Draai nu de kookplaat weer om en steek de stekker in het stopcontact. Leg de kookplaat op z’n plek in het aanrechtblad. Houd de pauzeknop vijf seconden ingedrukt om het menu te openen. Zoek via de plusknop naar het onderdeel ‘PO’ (power) en stel het vermogen in op 3.7 in plaats van 7.4. Bevestig dit door de pauzeknop nog eens vijf seconden ingedrukt te houden. Je kookplaat is nu geschikt voor een standaard aansluiting.

Houd de stekker op de juiste positie tijdens het meten met de multimeter. Kijk hoe je de stekker in het getekende stopcontact zou steken, zodat je de juiste kleuren van de draden noteert op je tekening.

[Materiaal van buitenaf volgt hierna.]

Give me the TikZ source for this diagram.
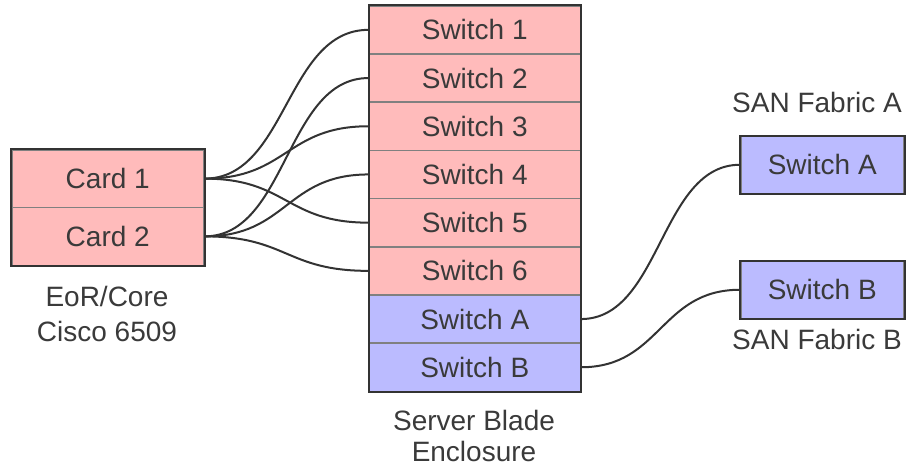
\documentclass[tikz,border=0pt]{standalone}
\usepackage{fontspec}
\setmainfont{Liberation Sans}
\definecolor{pinkfill}{HTML}{FFBBBB}
\definecolor{bluefill}{HTML}{BBBBFF}
\definecolor{edge}{HTML}{333333}
\definecolor{divider}{HTML}{808080}
\definecolor{txt}{HTML}{3A3A3A}
\begin{document}
\begin{tikzpicture}[x=1pt,y=-1pt,
  every node/.style={font=\fontsize{28}{32}\selectfont, text=txt},
  row/.style={draw=divider, line width=1.5pt, minimum width=211pt, minimum height=48.2pt, inner sep=0pt, anchor=north west},
  pinkrow/.style={row, fill=pinkfill},
  bluerow/.style={row, fill=bluefill},
  card/.style={draw=divider, line width=1.5pt, fill=pinkfill, minimum width=192pt, minimum height=57.75pt, inner sep=0pt, anchor=north west},
  sanbox/.style={draw=divider, line width=1.5pt, fill=bluefill, minimum width=163pt, minimum height=57pt, inner sep=0pt, anchor=north west},
  frame/.style={draw=edge, line width=2pt},
  wire/.style={draw=edge, line width=2pt},
  label/.style={anchor=base, inner sep=0pt}
]
\useasboundingbox (0,0) rectangle (909,467);

% left box
\node[card] (c1) at (11,149) {Card 1};
\node[card] (c2) at (11,206.75) {Card 2};
\draw[frame] (c1.north west) rectangle (c2.south east);

% stack
\node[pinkrow] (s1) at (368.5,5) {Switch 1};
\node[pinkrow] (s2) at (368.5,53.2) {Switch 2};
\node[pinkrow] (s3) at (368.5,101.4) {Switch 3};
\node[pinkrow] (s4) at (368.5,149.6) {Switch 4};
\node[pinkrow] (s5) at (368.5,197.8) {Switch 5};
\node[pinkrow] (s6) at (368.5,246) {Switch 6};
\node[bluerow] (sa) at (368.5,294.2) {Switch A};
\node[bluerow] (sb) at (368.5,342.4) {Switch B};
\draw[frame] (s1.north west) rectangle (sb.south east);

% SAN boxes
\node[sanbox] (fa) at (740,135.5) {Switch A};
\node[sanbox] (fb) at (740,260.5) {Switch B};
\draw[frame] (fa.north west) rectangle (fa.south east);
\draw[frame] (fb.north west) rectangle (fb.south east);

% wires
\foreach \s in {s1,s3,s5}
  \draw[wire] (c1.east) .. controls +(82.75,0) and +(-82.75,0) .. (\s.west);
\foreach \s in {s2,s4,s6}
  \draw[wire] (c2.east) .. controls +(82.75,0) and +(-82.75,0) .. (\s.west);
\draw[wire] (sa.east) .. controls +(80,0) and +(-80,0) .. (fa.west);
\draw[wire] (sb.east) .. controls +(80,0) and +(-80,0) .. (fb.west);

% labels
\node[label] (l1) at (107,306.7) {EoR/Core};
\node[label] (l2) at (107,341) {Cisco 6509};
\node[label] (l3) at (474,430) {Server Blade};
\node[label] (l4) at (474,461.7) {Enclosure};
\node[label] (l5) at (817,112) {SAN Fabric A};
\node[label] (l6) at (817,349.3) {SAN Fabric B};
\end{tikzpicture}
\end{document}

Een 2-fase kookplaat aansluiten: zo werkt het

Heb je een 2-fase kookplaat? Dan moet je eerst bepalen welke kleur draad bij welk contact hoort. Meet het snoer door met een multimeter, op de piepstand of op de Ohm-stand. Noteer welke draad bij welke stekkerpin hoort en gebruik die info bij het aansluiten.

Open vervolgens het aansluitvak onder de kookplaat en kijk welk aansluitschema je moet gebruiken. L1 en L2 koppel je aan de juiste stroomdraden, 01 en 02 aan de juiste nuldraad. Maak de trekontlasting los, sluit de draden aan zoals je eerder hebt gemeten, en zet alles weer stevig vast.

Steek daarna de stekker in het stopcontact en plaats de kookplaat netjes in het blad. Dankzij de afdichtband blijft alles goed op z'n plek. Zet vervolgens de kookplaat aan en test of alle kookzones werken. Krijg je een foutmelding? Dan is er waarschijnlijk iets misgegaan bij het aansluiten. Geen foutmelding? Dan is je kookplaat klaar voor gebruik.

©S.Engels

Het is gebruikelijk dat de pannen een licht tikkend of zoemend geluid maken tijdens het koken. Dit heeft te maken met het magnetisch veld van de kookplaat. Ruik je een vreemde geur na het installeren van de kookplaat? Dit is ook gebruikelijk en de geur trekt uiteindelijk weg.